Intelligent design? No smart engineer designed our bodies, Sherman tells premeds in class on Darwinian medicine
By Krishna Ramanujan
"Unintelligent design." That is how Cornell evolutionary biologist Paul Sherman refers to the architecture of the human body. If an "intelligent designer" engineered the human body, he points out, air and food would not travel through the same pipes, making us vulnerable to choking.
After teaching seminars on Darwinian medicine (Neurobiology and Behavior 420 this semester) for more than a decade, Sherman, professor of neurobiology and behavior and a Weiss Presidential Fellow, has developed such insights into the workings of the human body and why things are the way they are. They are quite counter, he says, to the idea of intelligent design -- the controversial idea that some things in nature are too complex to be explained by natural selection and, therefore, must be the work of a deity -- an intelligent designer.
"As soon as you begin to look at our bodies from an evolutionary perspective you see more and more we are not intelligently designed," said Sherman.

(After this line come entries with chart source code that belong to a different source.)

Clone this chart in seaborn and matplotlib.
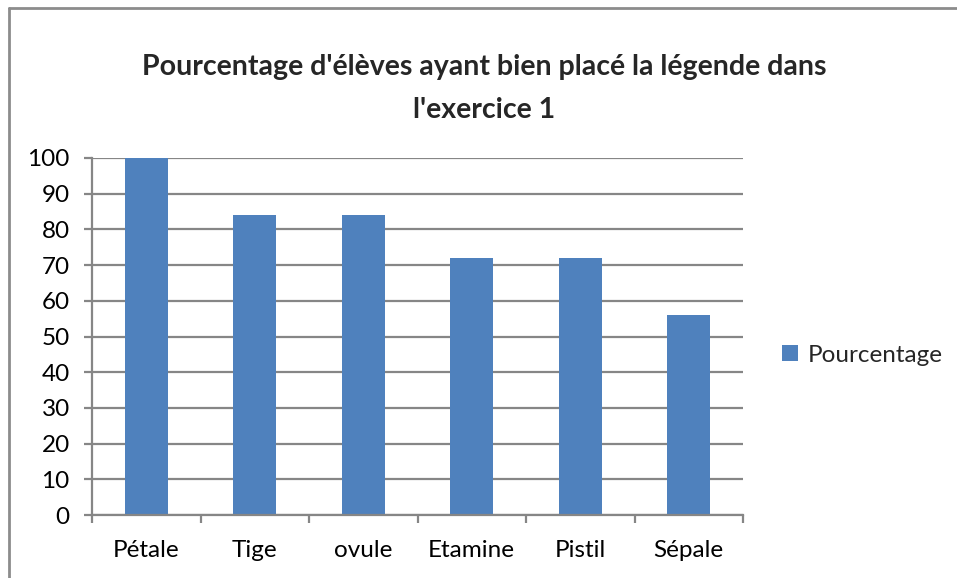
import matplotlib
matplotlib.use("Agg")
import matplotlib.pyplot as plt
from matplotlib.lines import Line2D
from matplotlib.ticker import FixedLocator
import seaborn as sns
import pandas as pd

categories = ["Pétale", "Tige", "ovule", "Etamine", "Pistil", "Sépale"]
values = [100, 84, 84, 72, 72, 56]
series_name = "Pourcentage"
yticks = [0, 10, 20, 30, 40, 50, 60, 70, 80, 90, 100]
title_lines = ["Pourcentage d'élèves ayant bien placé la légende dans", "l'exercice 1"]

sns.set_theme(style="white")
plt.rcParams["font.family"] = ["Lato", "DejaVu Sans"]

W, H = 957, 578
fig = plt.figure(figsize=(W / 100, H / 100), dpi=100)
fig.patch.set_facecolor("white")

ax = fig.add_axes([92 / W, 1 - 515 / H, (743 - 92) / W, (515 - 158) / H])
df = pd.DataFrame({"cat": categories, "val": values})
grid_c = "#868686"
sns.barplot(data=df, x="cat", y="val", color="#4F81BD", width=0.4, ax=ax,
            label=series_name, saturation=1, linewidth=0, edgecolor="none")

ax.set_xlim(-0.5, len(categories) - 0.5)
ax.set_ylim(0, 100)
ax.set_yticks(yticks)
ax.set_yticklabels([str(v) for v in yticks])
ax.set_xlabel("")
ax.set_ylabel("")
ax.yaxis.grid(True, color=grid_c, linewidth=1.6)
ax.set_axisbelow(True)
for s in ["top", "right"]:
    ax.spines[s].set_visible(False)
for s in ["left", "bottom"]:
    ax.spines[s].set_color(grid_c)
    ax.spines[s].set_linewidth(1.6)

fs = 17.5
ax.tick_params(axis="y", which="major", length=6, width=1.6, color=grid_c,
               labelsize=fs, pad=10, labelcolor="black", left=True)
ax.tick_params(axis="x", which="major", length=0, labelsize=fs, pad=18,
               labelcolor="black")
ax.xaxis.set_minor_locator(FixedLocator([i - 0.5 for i in range(len(categories) + 1)]))
ax.tick_params(axis="x", which="minor", length=6, width=1.6, color=grid_c, bottom=True)

ax.legend(loc="center left", bbox_to_anchor=(782 / W, 1 - 355 / H),
          bbox_transform=fig.transFigure, frameon=False, fontsize=fs,
          handlelength=0.65, handleheight=0.65, handletextpad=0.4, borderpad=0,
          borderaxespad=0)

fig.text(484 / W, 1 - 67 / H, title_lines[0], ha="center", va="center",
         fontsize=20.5, fontweight="bold")
fig.text(484 / W, 1 - 110 / H, title_lines[1], ha="center", va="center",
         fontsize=20.5, fontweight="bold")

bc = "#8c8c8c"
fig.add_artist(Line2D([9 / W, 9 / W], [0, 1 - 8 / H], color=bc, linewidth=2,
                      transform=fig.transFigure))
fig.add_artist(Line2D([9 / W, 1], [1 - 8 / H, 1 - 8 / H], color=bc, linewidth=2,
                      transform=fig.transFigure))

fig.savefig("out.png", dpi=100, facecolor="white")
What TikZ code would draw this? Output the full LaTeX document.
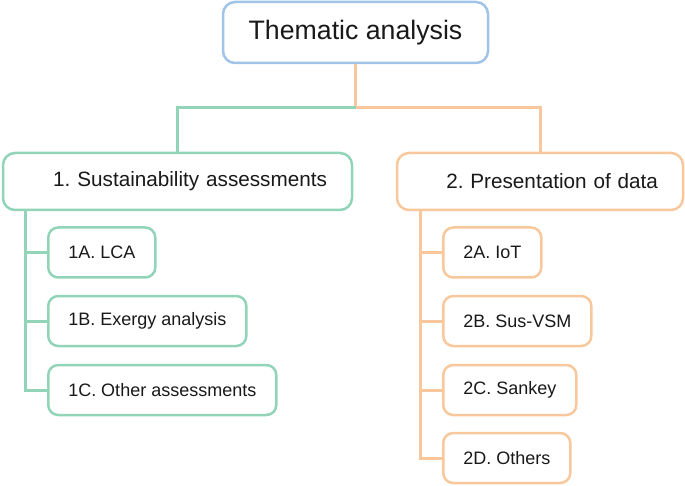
\documentclass[tikz,border=0pt]{standalone}
\usepackage{fontspec}
\setmainfont{Liberation Sans}
\frenchspacing
\definecolor{topblue}{RGB}{160,196,232}
\definecolor{leafgreen}{RGB}{146,212,184}
\definecolor{peach}{RGB}{248,200,156}
\tikzset{box/.style={rectangle,rounded corners=12pt,line width=2.5pt,fill=white,text=black!90}}
\tikzset{head/.style={box,minimum height=57pt,inner xsep=25pt,align=right,font=\fontsize{20.7}{24}\selectfont}}
\tikzset{leaf/.style={box,rounded corners=10pt,minimum height=50pt,inner xsep=20pt,anchor=west,font=\fontsize{18}{21}\selectfont}}
\tikzset{link/.style={line width=3pt}}

\begin{document}
\begin{tikzpicture}[x=1pt,y=-1pt]
      \useasboundingbox (0,0) rectangle (685,486);
      \node[box,draw=topblue,minimum width=265pt,minimum height=61pt,font=\fontsize{26.7}{30}\selectfont] (T) at (355.5,32.5) {Thematic analysis};
      \node[head,draw=leafgreen,text width=299pt] (S) at (177.5,181.5) {1. Sustainability assessments};
      \node[head,draw=peach,text width=236pt] (P) at (540,181.5) {2. Presentation of data};
      \coordinate (split) at (355.5,108);
      \coordinate (sl) at (25,210);
      \coordinate (pl) at (420,210);
      % branches of the left column
      \node[leaf,draw=leafgreen] (s1) at (47,252.5) {1A. LCA};
      \node[leaf,draw=leafgreen] (s2) at (47,321) {1B. Exergy analysis};
      \node[leaf,draw=leafgreen] (s3) at (47,390) {1C. Other assessments};
      % branches of the right column
      \node[leaf,draw=peach] (p1) at (442,252.5) {2A. IoT};
      \node[leaf,draw=peach] (p2) at (442,321) {2B. Sus-VSM};
      \node[leaf,draw=peach] (p3) at (442,390) {2C. Sankey};
      \node[leaf,draw=peach] (p4) at (442,458) {2D. Others};
        \draw[link,peach] (T) -- (split) -| (P);
        \draw[link,leafgreen] (split) -| (S);
        \foreach \n in {s1,s2,s3} \draw[link,leafgreen] (sl) |- (\n);
        \foreach \n in {p1,p2,p3,p4} \draw[link,peach] (pl) |- (\n);
    \end{tikzpicture}
\end{document}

For example, he pointed out that no engineer would design our throats with a windpipe that crosses the tube where food passes. "If you were going to design this to eliminate choking you'd probably put your mouth in your forehead or your nasal opening in your throat. It [the human body] is as one would expect from random mutations of previously existing structures and selection over eons."

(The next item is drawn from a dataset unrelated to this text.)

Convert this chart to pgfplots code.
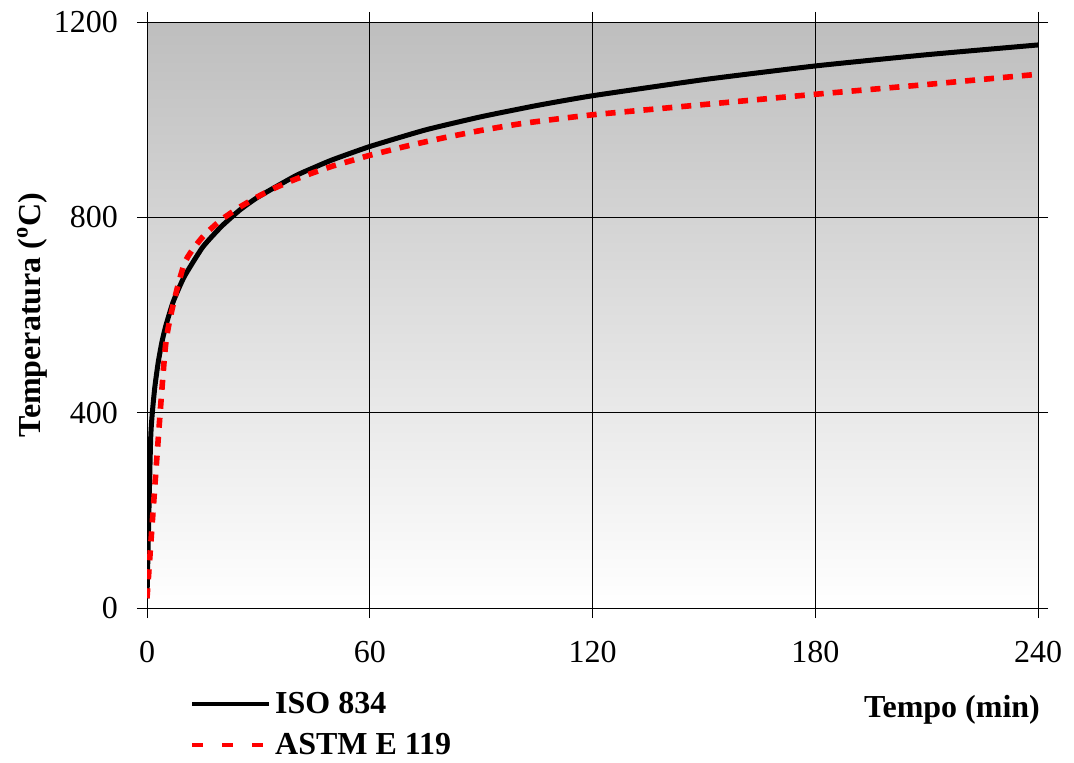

Sherman co-teaches his Darwinian medicine seminar with his spouse, scientist Janet Shellman. Their aim is to give premedical and preveterinary seniors insights into how human evolution can inform a traditional medical education. Sherman is careful to point out that he is not teaching an alternative to medicine but, rather, an approach that questions which symptoms the body has acquired because they are useful adaptations and which truly are pathologies.
For example, a mild fever between 99 and 102 degrees is often the body's natural response to infection. Studies show that a mild fever leads to faster recovery times for infections and illnesses by reducing how fast a pathogen can reproduce and by boosting the body's immune response. And animals generally use fevers to fight infection -- including even those that cannot internally control their heat, like lizards, snakes, insects, salamanders and birds, which seek out sunlight or a warmer place when ill. With this knowledge, if conditions are right, a doctor may suggest riding out a mild fever as the most expedient cure for an illness.

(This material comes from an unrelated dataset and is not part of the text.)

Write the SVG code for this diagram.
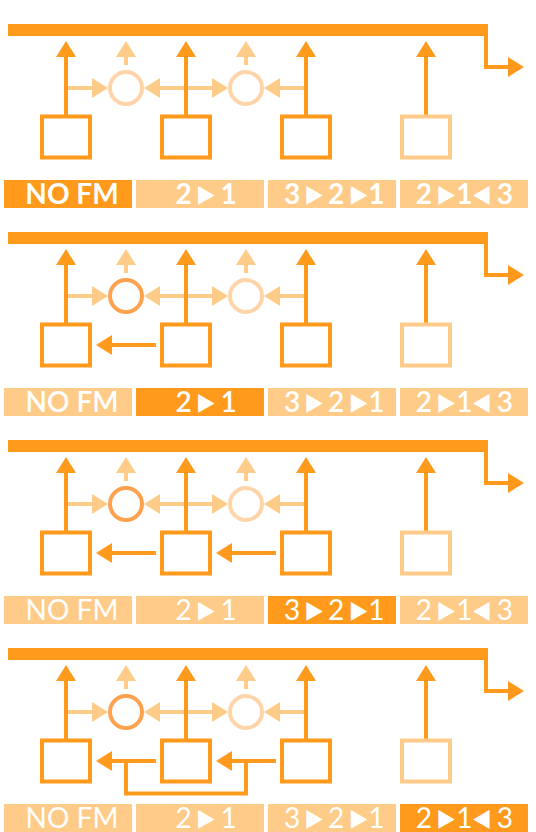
<svg xmlns="http://www.w3.org/2000/svg" width="536" height="832" viewBox="0 0 536 832">
<style>
.bus{fill:#FF9A1C}
.main{stroke:#FF9A1C;stroke-width:4;fill:none}
.lt{stroke:#FFCB88;stroke-width:4;fill:none}
.box{fill:#fff;stroke:#FF9A1C;stroke-width:4}
.box.off{stroke:#FFCB88}
.circ{fill:none;stroke:#FFD4A9;stroke-width:4}
.circ.on{stroke:#FFA24F}
.cell{fill:#FFCB88}
.cell.on{fill:#FF9A1C}
.lbl{font-family:Lato,"Liberation Sans",sans-serif;font-size:28px;fill:#fff;text-anchor:middle}
.w1{font-weight:700}.w2{font-weight:600}.w3{font-weight:400}
.tri{font-family:"Noto Sans CJK JP","DejaVu Sans",sans-serif;font-size:20px;font-weight:400}
</style>
<defs>
<marker id="hm" viewBox="0 0 16 20" refX="0" refY="10" markerWidth="16" markerHeight="20" markerUnits="userSpaceOnUse" orient="auto-start-reverse"><path d="M0,0 L16,10 L0,20 Z" fill="#FF9A1C"/></marker>
<marker id="hl" viewBox="0 0 16 20" refX="0" refY="10" markerWidth="16" markerHeight="20" markerUnits="userSpaceOnUse" orient="auto-start-reverse"><path d="M0,0 L16,10 L0,20 Z" fill="#FFCB88"/></marker>
<g id="base-conn">
<line class="lt" x1="68" y1="88" x2="92" y2="88" marker-end="url(#hl)"/>
<line class="lt" x1="160" y1="88" x2="212" y2="88" marker-start="url(#hl)" marker-end="url(#hl)"/>
<line class="lt" x1="304" y1="88" x2="280" y2="88" marker-end="url(#hl)"/>
<line class="lt" x1="126" y1="65" x2="126" y2="57" marker-end="url(#hl)"/>
<line class="lt" x1="246" y1="65" x2="246" y2="57" marker-end="url(#hl)"/>
<line class="main" x1="66" y1="115" x2="66" y2="57" marker-end="url(#hm)"/>
<line class="main" x1="186" y1="115" x2="186" y2="57" marker-end="url(#hm)"/>
<line class="main" x1="306" y1="115" x2="306" y2="57" marker-end="url(#hm)"/>
<line class="main" x1="426" y1="115" x2="426" y2="57" marker-end="url(#hm)"/>
<path class="main" d="M486,30 V67 H508" marker-end="url(#hm)"/>
</g>
</defs>

<!-- Panel 1 -->
<g id="panel1">
<g id="p1-connectors"><use href="#base-conn"/></g>
<g id="p1-bus"><rect class="bus" x="8" y="24" width="480" height="12"/></g>
<g id="p1-op1"><rect class="box" x="42" y="116.5" width="48" height="41"/></g>
<g id="p1-op2"><rect class="box" x="162" y="116.5" width="48" height="41"/></g>
<g id="p1-op3"><rect class="box" x="282" y="116.5" width="48" height="41"/></g>
<g id="p1-op4"><rect class="box off" x="402" y="116.5" width="48" height="41"/></g>
<g id="p1-mix1"><circle class="circ" cx="126" cy="88" r="16"/></g>
<g id="p1-mix2"><circle class="circ" cx="246" cy="88" r="16"/></g>
<g id="p1-labels">
<rect class="cell on" x="4" y="180" width="128" height="28"/>
<rect class="cell" x="136" y="180" width="128" height="28"/>
<rect class="cell" x="268" y="180" width="128" height="28"/>
<rect class="cell" x="400" y="180" width="128" height="28"/>
<text class="lbl w1" x="72" y="204">NO FM</text>
<text class="lbl w1" y="204"><tspan x="183.6" y="204">2</tspan><tspan class="tri" x="205.7" y="202.7">▶</tspan><tspan x="228.7" y="204">1</tspan></text>
<text class="lbl w1" y="204"><tspan x="292.2" y="204">3</tspan><tspan class="tri" x="314.1" y="202.7">▶</tspan><tspan x="336.1" y="204">2</tspan><tspan class="tri" x="358.6" y="202.7">▶</tspan><tspan x="376.4" y="204">1</tspan></text>
<text class="lbl w1" y="204"><tspan x="423.8" y="204">2</tspan><tspan class="tri" x="446" y="202.7">▶</tspan><tspan x="464.3" y="204">1</tspan><tspan class="tri" x="482" y="202.7">◀</tspan><tspan x="504.8" y="204">3</tspan></text>
</g>
</g>

<!-- Panel 2 -->
<g id="panel2" transform="translate(0,208)">
<g id="p2-connectors"><use href="#base-conn"/>
<line class="main" x1="156" y1="137" x2="112" y2="137" marker-end="url(#hm)"/></g>
<g id="p2-bus"><rect class="bus" x="8" y="24" width="480" height="12"/></g>
<g id="p2-op1"><rect class="box" x="42" y="116.5" width="48" height="41"/></g>
<g id="p2-op2"><rect class="box" x="162" y="116.5" width="48" height="41"/></g>
<g id="p2-op3"><rect class="box" x="282" y="116.5" width="48" height="41"/></g>
<g id="p2-op4"><rect class="box off" x="402" y="116.5" width="48" height="41"/></g>
<g id="p2-mix1"><circle class="circ on" cx="126" cy="88" r="16"/></g>
<g id="p2-mix2"><circle class="circ" cx="246" cy="88" r="16"/></g>
<g id="p2-labels">
<rect class="cell" x="4" y="180" width="128" height="28"/>
<rect class="cell on" x="136" y="180" width="128" height="28"/>
<rect class="cell" x="268" y="180" width="128" height="28"/>
<rect class="cell" x="400" y="180" width="128" height="28"/>
<text class="lbl w2" x="72" y="204">NO FM</text>
<text class="lbl w2" y="204"><tspan x="183.6" y="204">2</tspan><tspan class="tri" x="205.7" y="202.7">▶</tspan><tspan x="228.7" y="204">1</tspan></text>
<text class="lbl w2" y="204"><tspan x="292.2" y="204">3</tspan><tspan class="tri" x="314.1" y="202.7">▶</tspan><tspan x="336.1" y="204">2</tspan><tspan class="tri" x="358.6" y="202.7">▶</tspan><tspan x="376.4" y="204">1</tspan></text>
<text class="lbl w2" y="204"><tspan x="423.8" y="204">2</tspan><tspan class="tri" x="446" y="202.7">▶</tspan><tspan x="464.3" y="204">1</tspan><tspan class="tri" x="482" y="202.7">◀</tspan><tspan x="504.8" y="204">3</tspan></text>
</g>
</g>

<!-- Panel 3 -->
<g id="panel3" transform="translate(0,416)">
<g id="p3-connectors"><use href="#base-conn"/>
<line class="main" x1="156" y1="137" x2="112" y2="137" marker-end="url(#hm)"/>
<line class="main" x1="276" y1="137" x2="232" y2="137" marker-end="url(#hm)"/></g>
<g id="p3-bus"><rect class="bus" x="8" y="24" width="480" height="12"/></g>
<g id="p3-op1"><rect class="box" x="42" y="116.5" width="48" height="41"/></g>
<g id="p3-op2"><rect class="box" x="162" y="116.5" width="48" height="41"/></g>
<g id="p3-op3"><rect class="box" x="282" y="116.5" width="48" height="41"/></g>
<g id="p3-op4"><rect class="box off" x="402" y="116.5" width="48" height="41"/></g>
<g id="p3-mix1"><circle class="circ on" cx="126" cy="88" r="16"/></g>
<g id="p3-mix2"><circle class="circ" cx="246" cy="88" r="16"/></g>
<g id="p3-labels">
<rect class="cell" x="4" y="180" width="128" height="28"/>
<rect class="cell" x="136" y="180" width="128" height="28"/>
<rect class="cell on" x="268" y="180" width="128" height="28"/>
<rect class="cell" x="400" y="180" width="128" height="28"/>
<text class="lbl w3" x="72" y="204">NO FM</text>
<text class="lbl w3" y="204"><tspan x="183.6" y="204">2</tspan><tspan class="tri" x="205.7" y="202.7">▶</tspan><tspan x="228.7" y="204">1</tspan></text>
<text class="lbl w3" y="204"><tspan x="292.2" y="204">3</tspan><tspan class="tri" x="314.1" y="202.7">▶</tspan><tspan x="336.1" y="204">2</tspan><tspan class="tri" x="358.6" y="202.7">▶</tspan><tspan x="376.4" y="204">1</tspan></text>
<text class="lbl w3" y="204"><tspan x="423.8" y="204">2</tspan><tspan class="tri" x="446" y="202.7">▶</tspan><tspan x="464.3" y="204">1</tspan><tspan class="tri" x="482" y="202.7">◀</tspan><tspan x="504.8" y="204">3</tspan></text>
</g>
</g>

<!-- Panel 4 -->
<g id="panel4" transform="translate(0,624)">
<g id="p4-connectors"><use href="#base-conn"/>
<path class="main" d="M126,137 V169.5 H246 V137"/>
<line class="main" x1="156" y1="137" x2="112" y2="137" marker-end="url(#hm)"/>
<line class="main" x1="276" y1="137" x2="232" y2="137" marker-end="url(#hm)"/></g>
<g id="p4-bus"><rect class="bus" x="8" y="24" width="480" height="12"/></g>
<g id="p4-op1"><rect class="box" x="42" y="116.5" width="48" height="41"/></g>
<g id="p4-op2"><rect class="box" x="162" y="116.5" width="48" height="41"/></g>
<g id="p4-op3"><rect class="box" x="282" y="116.5" width="48" height="41"/></g>
<g id="p4-op4"><rect class="box off" x="402" y="116.5" width="48" height="41"/></g>
<g id="p4-mix1"><circle class="circ on" cx="126" cy="88" r="16"/></g>
<g id="p4-mix2"><circle class="circ" cx="246" cy="88" r="16"/></g>
<g id="p4-labels">
<rect class="cell" x="4" y="180" width="128" height="28"/>
<rect class="cell" x="136" y="180" width="128" height="28"/>
<rect class="cell" x="268" y="180" width="128" height="28"/>
<rect class="cell on" x="400" y="180" width="128" height="28"/>
<text class="lbl w3" x="72" y="204">NO FM</text>
<text class="lbl w3" y="204"><tspan x="183.6" y="204">2</tspan><tspan class="tri" x="205.7" y="202.7">▶</tspan><tspan x="228.7" y="204">1</tspan></text>
<text class="lbl w3" y="204"><tspan x="292.2" y="204">3</tspan><tspan class="tri" x="314.1" y="202.7">▶</tspan><tspan x="336.1" y="204">2</tspan><tspan class="tri" x="358.6" y="202.7">▶</tspan><tspan x="376.4" y="204">1</tspan></text>
<text class="lbl w3" y="204"><tspan x="423.8" y="204">2</tspan><tspan class="tri" x="446" y="202.7">▶</tspan><tspan x="464.3" y="204">1</tspan><tspan class="tri" x="482" y="202.7">◀</tspan><tspan x="504.8" y="204">3</tspan></text>
</g>
</g>
</svg>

The Darwinian medicine approach "takes every symptom and asks whether it is pathological or the body's adaptive response," said Sherman. The approach questions, for example, if a common cough is serving to rid the body of infection or if it is instead a mechanism by which the disease spreads itself. "People are only now beginning to ask these kinds of questions. We are really only at the dawn of this kind of approach."
Similarly, such questions may help explain a phenomenon like morning sickness, once thought of as a sign of a pregnant woman's ailing body. Now the view is that heightened nausea and vomiting in the first trimester of pregnancy protects against miscarriage caused by ingesting foodborne bacteria in spoiled meats and potentially hazardous chemicals in certain smelly vegetables -- although this adaptation would seem anachronistic in an age of refrigeration.
"As an evolutionary biologist, I apply this kind of thinking to every problem," said Sherman. "The idea of bringing it into the medical curriculum is new and exciting. There are presently no departments of evolutionary medicine, but there ought to be." Sherman added that a smattering of biology professors around the country teach similar courses.
He noted that a Darwinian medicine approach adds to the doctor's toolbox to offer a wider range of treatments, including advising a patient in some instances to help the body's evolved system do the healing.
"The promise of Darwinian medicine is that it may lead to even better-informed medical practices in the 21st century, because in order to fix something it generally is useful to know what it is supposed to do in the first place," Sherman said.